(Collection entries)
::::::::::

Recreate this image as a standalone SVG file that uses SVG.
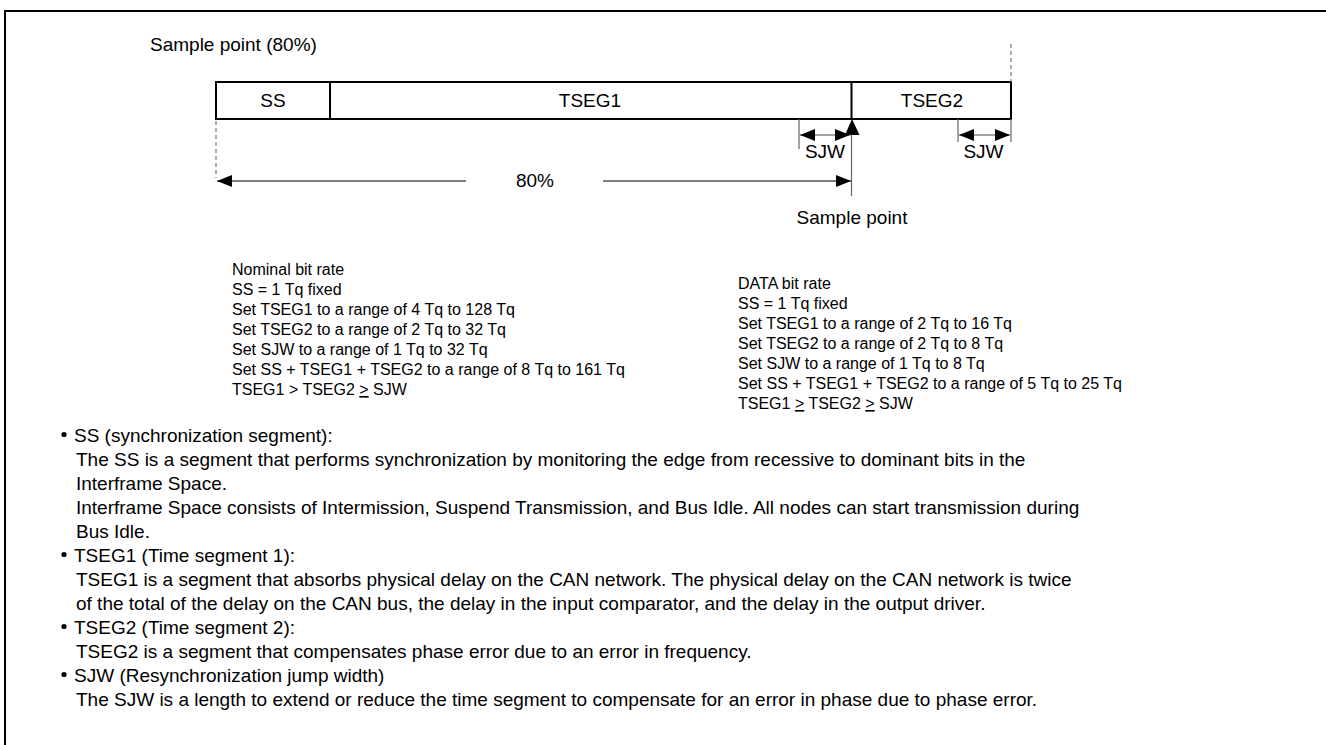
<svg xmlns="http://www.w3.org/2000/svg" width="1326" height="745" viewBox="0 0 1326 745">
<defs>
<style>
text{font-family:"Liberation Sans",Arial,sans-serif;fill:#000}
.lbl{font-size:19px}
.blk{font-size:16px}
.bul{font-size:19px}
.box{fill:#fff;stroke:#000;stroke-width:2}
.thin{stroke:#000;stroke-width:1;fill:none}
.grey{stroke:#666;stroke-width:1.2;fill:none}
.dash{stroke:#777;stroke-width:1.2;stroke-dasharray:4,3;fill:none}
</style>
<marker id="ah" viewBox="0 0 15 12" refX="15" refY="6" markerWidth="15" markerHeight="12" markerUnits="userSpaceOnUse" orient="auto-start-reverse">
<path d="M0,0L15,6L0,12z" fill="#000"/>
</marker>
</defs>
<rect x="5" y="11" width="1340" height="760" fill="none" stroke="#000" stroke-width="2"/>
<text class="lbl" x="150" y="51">Sample point (80%)</text>
<g id="bit">
<rect class="box" x="216" y="82" width="795" height="37"/>
<line x1="330" y1="82" x2="330" y2="119" stroke="#000" stroke-width="2"/>
<line x1="851.5" y1="82" x2="851.5" y2="119" stroke="#000" stroke-width="2"/>
</g>
<g id="ss"><text class="lbl" x="273" y="107" text-anchor="middle">SS</text></g>
<g id="tseg1"><text class="lbl" x="590" y="107" text-anchor="middle">TSEG1</text></g>
<g id="tseg2"><text class="lbl" x="932" y="107" text-anchor="middle">TSEG2</text></g>
<g id="connectors">
<line class="dash" x1="216" y1="121" x2="216" y2="178"/>
<line class="dash" x1="1011" y1="44" x2="1011" y2="82"/>
<line class="thin" x1="466" y1="181" x2="217" y2="181" marker-end="url(#ah)"/>
<line class="thin" x1="603" y1="181" x2="851" y2="181" marker-end="url(#ah)"/>
<line class="grey" x1="851.5" y1="196" x2="851.5" y2="121"/>
<path d="M845,135L852,119L859.5,135z" fill="#000"/>
<line class="grey" x1="799" y1="119" x2="799" y2="149"/>
<line class="grey" x1="825" y1="135" x2="800" y2="135" marker-end="url(#ah)"/>
<line class="grey" x1="825" y1="135" x2="850" y2="135" marker-end="url(#ah)"/>
<line class="grey" x1="958" y1="119" x2="958" y2="142"/>
<line class="grey" x1="1011" y1="119" x2="1011" y2="142"/>
<line class="grey" x1="984" y1="135" x2="959" y2="135" marker-end="url(#ah)"/>
<line class="grey" x1="984" y1="135" x2="1010" y2="135" marker-end="url(#ah)"/>
</g>
<text class="lbl" x="535" y="187" text-anchor="middle">80%</text>
<text class="lbl" x="825" y="158" text-anchor="middle">SJW</text>
<text class="lbl" x="983.5" y="158" text-anchor="middle">SJW</text>
<text class="lbl" x="852" y="224" text-anchor="middle">Sample point</text>
<g id="nominal" class="blk">
<text x="232" y="275">Nominal bit rate</text>
<text x="232" y="295">SS = 1 Tq fixed</text>
<text x="232" y="315">Set TSEG1 to a range of 4 Tq to 128 Tq</text>
<text x="232" y="335">Set TSEG2 to a range of 2 Tq to 32 Tq</text>
<text x="232" y="355">Set SJW to a range of 1 Tq to 32 Tq</text>
<text x="232" y="375">Set SS + TSEG1 + TSEG2 to a range of 8 Tq to 161 Tq</text>
<text x="232" y="395">TSEG1 &gt; TSEG2 <tspan text-decoration="underline">&gt;</tspan> SJW</text>
</g>
<g id="data" class="blk">
<text x="738" y="289">DATA bit rate</text>
<text x="738" y="309">SS = 1 Tq fixed</text>
<text x="738" y="329">Set TSEG1 to a range of 2 Tq to 16 Tq</text>
<text x="738" y="349">Set TSEG2 to a range of 2 Tq to 8 Tq</text>
<text x="738" y="369">Set SJW to a range of 1 Tq to 8 Tq</text>
<text x="738" y="389">Set SS + TSEG1 + TSEG2 to a range of 5 Tq to 25 Tq</text>
<text x="738" y="409">TSEG1 <tspan text-decoration="underline">&gt;</tspan> TSEG2 <tspan text-decoration="underline">&gt;</tspan> SJW</text>
</g>
<g id="notes" class="bul">
<circle cx="64" cy="434.5" r="2.6" fill="#000"/>
<text x="74" y="442">SS (synchronization segment):</text>
<text x="76" y="466">The SS is a segment that performs synchronization by monitoring the edge from recessive to dominant bits in the</text>
<text x="76" y="490">Interframe Space.</text>
<text x="76" y="514">Interframe Space consists of Intermission, Suspend Transmission, and Bus Idle. All nodes can start transmission during</text>
<text x="76" y="538">Bus Idle.</text>
<circle cx="64" cy="554.5" r="2.6" fill="#000"/>
<text x="74" y="562">TSEG1 (Time segment 1):</text>
<text x="76" y="586">TSEG1 is a segment that absorbs physical delay on the CAN network. The physical delay on the CAN network is twice</text>
<text x="76" y="610">of the total of the delay on the CAN bus, the delay in the input comparator, and the delay in the output driver.</text>
<circle cx="64" cy="626.5" r="2.6" fill="#000"/>
<text x="74" y="634">TSEG2 (Time segment 2):</text>
<text x="76" y="658">TSEG2 is a segment that compensates phase error due to an error in frequency.</text>
<circle cx="64" cy="674.5" r="2.6" fill="#000"/>
<text x="74" y="682">SJW (Resynchronization jump width)</text>
<text x="76" y="706">The SJW is a length to extend or reduce the time segment to compensate for an error in phase due to phase error.</text>
</g>
</svg>
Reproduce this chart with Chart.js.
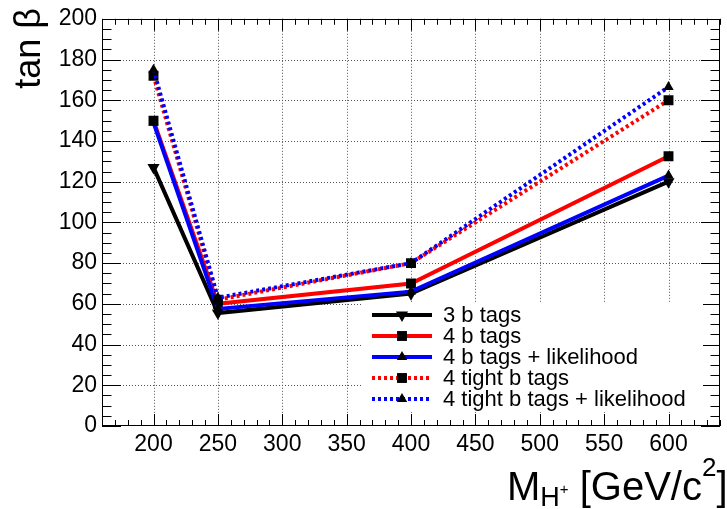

::::::::::

TASK TO CARRY OUT: State how many lines of the material contain the string "this", with no other words.

RESPONSE: 2